Another promising startup included in the Battlefield competition was Green Bits, a provider of point-of-sales software particularly for marijuana producers, processors and retailers. Following the end of cannabis prohibition in Washington and Colorado in 2012, the founders of Green Bits noticed a need for solutions that would help these businesses continue to grow while remaining within the legal limits of the new laws. Green Bits’ POS software aims to do just that. This company represents just one in this expanding sector. It’s pretty clear that startups see considerable potential in the marjiuana marketplace.
While Green Bits was a runner up in the competition, the winning distinction went to Agrilyst, an organization that I predicted would come out on top. The company aims to help greenhouse and farm operators run their facilities with increased efficiency through the analysis of data from greenhouse sensors. Startups that are eco-friendly or the ones that help the community have a tendency to win in this kind of competition.
Women in Tech: A focus on diversity
Disrupt 2015 also included a Women in Tech panel featuring three women that shared distinctly different perspectives of the tech industry. Participants included Sukhinder Singh Cassidy, CEO of video e-commerce platform Joyus, Tracy Chou, Pinterest software engineer, and Isis Anchalee, OneLogin platform engineer and the creator of the #ILookLikeAnEngineer movement.
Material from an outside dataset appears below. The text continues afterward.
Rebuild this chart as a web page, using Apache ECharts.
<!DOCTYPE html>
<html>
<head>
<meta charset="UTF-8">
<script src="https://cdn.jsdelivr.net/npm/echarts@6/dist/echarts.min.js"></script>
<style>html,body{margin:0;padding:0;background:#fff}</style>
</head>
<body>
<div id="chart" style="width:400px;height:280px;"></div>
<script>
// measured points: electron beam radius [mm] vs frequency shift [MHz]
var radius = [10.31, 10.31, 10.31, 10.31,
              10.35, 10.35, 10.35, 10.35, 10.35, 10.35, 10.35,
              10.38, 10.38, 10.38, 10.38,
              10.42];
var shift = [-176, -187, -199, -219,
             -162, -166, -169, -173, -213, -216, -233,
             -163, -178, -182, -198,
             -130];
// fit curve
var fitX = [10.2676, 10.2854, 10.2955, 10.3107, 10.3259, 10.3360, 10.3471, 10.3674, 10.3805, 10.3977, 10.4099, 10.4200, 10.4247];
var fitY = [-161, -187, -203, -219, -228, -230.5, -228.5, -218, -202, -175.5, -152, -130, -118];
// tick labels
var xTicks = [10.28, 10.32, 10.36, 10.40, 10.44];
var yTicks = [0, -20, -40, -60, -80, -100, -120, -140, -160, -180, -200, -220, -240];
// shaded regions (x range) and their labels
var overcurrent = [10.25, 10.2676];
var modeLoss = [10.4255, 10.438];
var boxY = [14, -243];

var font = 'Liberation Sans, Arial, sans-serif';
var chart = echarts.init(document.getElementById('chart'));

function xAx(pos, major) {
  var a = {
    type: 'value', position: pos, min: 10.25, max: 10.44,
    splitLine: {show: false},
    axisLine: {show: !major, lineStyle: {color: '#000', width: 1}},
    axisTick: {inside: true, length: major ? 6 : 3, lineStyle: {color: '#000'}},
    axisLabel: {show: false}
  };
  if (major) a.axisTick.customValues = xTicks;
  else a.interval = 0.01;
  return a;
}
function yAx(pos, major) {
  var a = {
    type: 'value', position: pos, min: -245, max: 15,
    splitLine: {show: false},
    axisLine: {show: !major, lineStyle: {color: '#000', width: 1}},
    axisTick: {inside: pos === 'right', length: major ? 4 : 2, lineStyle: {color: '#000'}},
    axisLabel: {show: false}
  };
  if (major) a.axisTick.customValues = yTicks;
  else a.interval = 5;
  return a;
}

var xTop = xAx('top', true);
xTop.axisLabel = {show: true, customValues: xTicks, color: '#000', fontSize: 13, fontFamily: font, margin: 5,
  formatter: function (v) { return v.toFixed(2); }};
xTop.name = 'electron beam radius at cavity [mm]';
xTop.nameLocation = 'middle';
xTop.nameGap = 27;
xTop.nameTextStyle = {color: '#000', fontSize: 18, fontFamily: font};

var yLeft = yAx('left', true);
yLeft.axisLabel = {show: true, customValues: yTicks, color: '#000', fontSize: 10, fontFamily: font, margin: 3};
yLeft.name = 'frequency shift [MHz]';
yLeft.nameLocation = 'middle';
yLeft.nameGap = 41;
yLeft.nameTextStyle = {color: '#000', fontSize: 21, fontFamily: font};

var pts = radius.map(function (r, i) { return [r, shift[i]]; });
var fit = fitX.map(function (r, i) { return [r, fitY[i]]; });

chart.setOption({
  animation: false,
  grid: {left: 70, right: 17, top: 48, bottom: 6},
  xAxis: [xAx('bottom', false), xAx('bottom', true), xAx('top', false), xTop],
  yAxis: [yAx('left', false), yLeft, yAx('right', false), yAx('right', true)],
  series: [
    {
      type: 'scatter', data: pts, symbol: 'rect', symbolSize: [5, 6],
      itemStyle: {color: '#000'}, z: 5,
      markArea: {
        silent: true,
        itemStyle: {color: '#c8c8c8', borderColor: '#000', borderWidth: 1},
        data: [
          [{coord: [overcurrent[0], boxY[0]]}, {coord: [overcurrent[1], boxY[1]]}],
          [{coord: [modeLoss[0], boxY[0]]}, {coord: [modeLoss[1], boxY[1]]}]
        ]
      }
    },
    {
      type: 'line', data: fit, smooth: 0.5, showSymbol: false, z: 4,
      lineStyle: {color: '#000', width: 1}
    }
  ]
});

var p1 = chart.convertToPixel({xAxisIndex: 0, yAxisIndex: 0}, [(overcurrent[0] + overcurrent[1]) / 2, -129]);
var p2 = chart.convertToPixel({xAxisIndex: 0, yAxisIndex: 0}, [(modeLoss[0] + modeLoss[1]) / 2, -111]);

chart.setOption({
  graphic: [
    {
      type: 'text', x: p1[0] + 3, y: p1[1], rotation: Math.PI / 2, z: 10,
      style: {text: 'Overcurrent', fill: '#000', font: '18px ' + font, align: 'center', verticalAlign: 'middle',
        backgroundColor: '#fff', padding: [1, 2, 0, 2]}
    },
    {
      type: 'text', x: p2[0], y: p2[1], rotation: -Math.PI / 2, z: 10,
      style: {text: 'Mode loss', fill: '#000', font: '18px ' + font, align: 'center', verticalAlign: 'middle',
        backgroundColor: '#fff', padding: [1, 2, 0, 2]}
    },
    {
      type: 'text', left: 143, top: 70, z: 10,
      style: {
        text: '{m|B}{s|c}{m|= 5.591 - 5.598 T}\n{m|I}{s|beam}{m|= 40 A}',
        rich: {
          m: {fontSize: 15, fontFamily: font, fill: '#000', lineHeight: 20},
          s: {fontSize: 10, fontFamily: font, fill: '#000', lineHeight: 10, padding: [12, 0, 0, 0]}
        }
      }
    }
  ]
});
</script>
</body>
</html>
“Three women and three different perspectives – and a reminder that as we continue the diversity in tech conversation, we can do so while holding multiple ideas in our brains at the same time,” The Next Web contributor Lauren Hockenson wrote, reporting on the event. “No one viewpoint will ever accurately crystallize why we need diversity in tech or how we can solve it – it’s a malleable issue that begs for multiple solutions.”
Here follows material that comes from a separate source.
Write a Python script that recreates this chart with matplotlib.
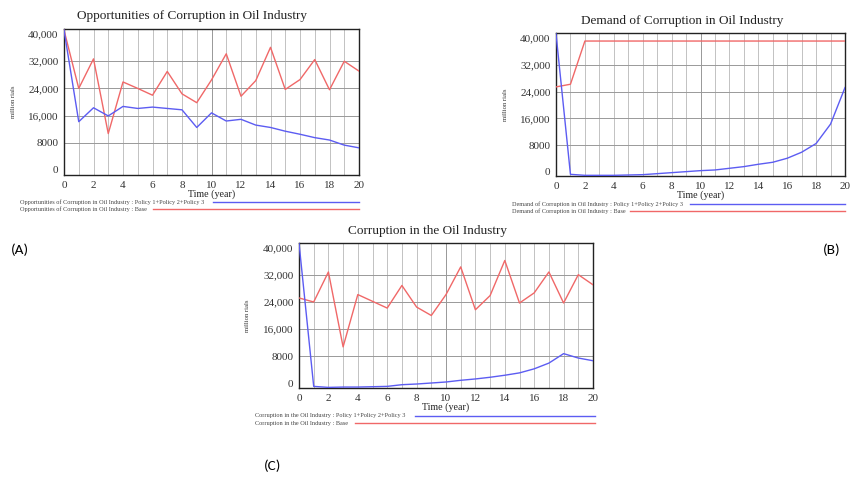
import matplotlib
matplotlib.use("Agg")
import matplotlib.pyplot as plt
from matplotlib.lines import Line2D

years = list(range(21))

# Panel A: Opportunities of Corruption in Oil Industry
a_policy = [41200, 14200, 18300, 15900, 18700, 18100, 18500, 18100, 17700, 12500, 16800,
            14400, 14900, 13200, 12500, 11400, 10500, 9500, 8800, 7300, 6500]
a_base = [41200, 24000, 32700, 10700, 25900, 24000, 22000, 29000, 22400, 19800, 26500,
          34200, 21700, 26300, 36100, 23700, 26600, 32500, 23600, 32000, 29100]

# Panel B: Demand of Corruption in Oil Industry
b_policy = [41300, -700, -1000, -1000, -1000, -900, -800, -500, -200, 100, 400,
            600, 1100, 1600, 2300, 2900, 4100, 5900, 8500, 14300, 25200]
b_base = [25400, 26200, 39100, 39100, 39100, 39100, 39100, 39100, 39100, 39100, 39100,
          39100, 39100, 39100, 39100, 39100, 39100, 39100, 39100, 39100, 39100]

# Panel C: Corruption in the Oil Industry
c_policy = [41500, -1000, -1300, -1200, -1200, -1100, -1000, -500, -300, 0, 300,
            800, 1200, 1700, 2300, 3000, 4200, 5900, 8700, 7400, 6600]
c_base = [25200, 24000, 32900, 10700, 26200, 24200, 22200, 28900, 22500, 20000, 26200,
          34400, 21700, 25900, 36300, 23700, 26700, 32900, 23700, 32100, 29100]

y_ticks = [0, 8000, 16000, 24000, 32000, 40000]
y_tick_labels = ["0", "8000", "16,000", "24,000", "32,000", "40,000"]
x_ticks = list(range(0, 21, 2))

titles = ["Opportunities of Corruption in Oil Industry",
          "Demand of Corruption in Oil Industry",
          "Corruption in the Oil Industry"]
legend_policy = ["Opportunities of Corruption in Oil Industry : Policy 1+Policy 2+Policy 3",
                 "Demand of Corruption in Oil Industry : Policy 1+Policy 2+Policy 3",
                 "Corruption in the Oil Industry : Policy 1+Policy 2+Policy 3"]
legend_base = ["Opportunities of Corruption in Oil Industry : Base",
               "Demand of Corruption in Oil Industry : Base",
               "Corruption in the Oil Industry : Base"]
panel_labels = ["(A)", "(B)", "(C)"]

BLUE = "#5c5cf2"
RED = "#f06868"
W, H = 850, 479

fig = plt.figure(figsize=(8.5, 4.79), dpi=100)
fig.patch.set_facecolor("white")

# axes boxes in pixels: left, right, top, bottom
boxes = [(64, 359, 29, 175), (556, 845, 33, 176), (299, 593, 243, 388)]
ylims = [(-1500, 41500), (-1200, 41500), (-1480, 41480)]
data = [(a_policy, a_base), (b_policy, b_base), (c_policy, c_base)]
# text x, policy y, base y, policy line start, line end, base line start
legend_pos = [(20, 202, 209, 213, 359, 153),
              (512, 204, 211, 690, 845, 630),
              (255, 416, 423, 415, 595, 355)]
label_pos = [(20, 250), (832, 250), (273, 466)]
title_y = [16, 21, 231]
title_x = [192, 682, 427]
ylabel_x = [16, 508, 250]

serif = ["Liberation Serif", "DejaVu Serif"]

for i in range(3):
    l, r, t, b = boxes[i]
    ax = fig.add_axes([l / W, 1 - b / H, (r - l) / W, (b - t) / H])
    pol, base = data[i]
    ax.plot(years, base, color=RED, lw=1.0, zorder=3)
    ax.plot(years, pol, color=BLUE, lw=1.0, zorder=4)
    ax.set_xlim(0, 20)
    ax.set_ylim(*ylims[i])
    for xv in range(1, 20):
        ax.axvline(xv, color="#b8b8b8" if xv != 10 else "#888888", lw=0.6, zorder=1)
    for yv in y_ticks[1:-1]:
        ax.axhline(yv, color="#999999", lw=0.7, zorder=1)
    ax.set_xticks(x_ticks)
    ax.set_yticks(y_ticks)
    ax.set_yticklabels(y_tick_labels)
    ax.tick_params(length=0, labelsize=8, pad=4)
    for lab in ax.get_xticklabels() + ax.get_yticklabels():
        lab.set_family(serif)
        lab.set_color("#333333")
    for s in ax.spines.values():
        s.set_color("#222222")
        s.set_linewidth(1.0)
    fig.text(title_x[i] / W, 1 - title_y[i] / H, titles[i], family=serif, fontsize=9.5,
             color="#222222", ha="center", va="center")
    ax.set_xlabel("Time (year)", family=serif, fontsize=7.2, color="#222222", labelpad=0)
    ax.set_ylabel("million rials", family=serif, fontsize=4.8, color="#333333")
    ax.yaxis.set_label_coords((ylabel_x[i] - l) / (r - l), 0.5)

    tx, y1, y2, lx0, lx1, bx0 = legend_pos[i]
    fig.text(tx / W, 1 - y1 / H, legend_policy[i], fontsize=4.5, family=serif,
             va="center", ha="left", color="#444444")
    fig.text(tx / W, 1 - y2 / H, legend_base[i], fontsize=4.5, family=serif,
             va="center", ha="left", color="#444444")
    fig.add_artist(Line2D([lx0 / W, lx1 / W], [1 - y1 / H, 1 - y1 / H], color=BLUE, lw=1.0,
                          transform=fig.transFigure))
    fig.add_artist(Line2D([bx0 / W, lx1 / W], [1 - y2 / H, 1 - y2 / H], color=RED, lw=1.0,
                          transform=fig.transFigure))

    px, py = label_pos[i]
    fig.text(px / W, 1 - py / H, panel_labels[i], fontsize=11,
             family=["Carlito", "Liberation Sans", "DejaVu Sans"],
             ha="center", va="center", color="black")

fig.savefig("out.png", dpi=100)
The panel was very enlightening, particularly because the women participating are at vastly different junctures in their careers. These women shared significant insights about diversity in the tech sector, including hope that diversity will continue to increase into the future.
Overall, I very much enjoyed my time at Disrupt 2015. The event offered a number of interesting presentations by innovative startups, and Making Sense was happy to be a part of this year’s gathering.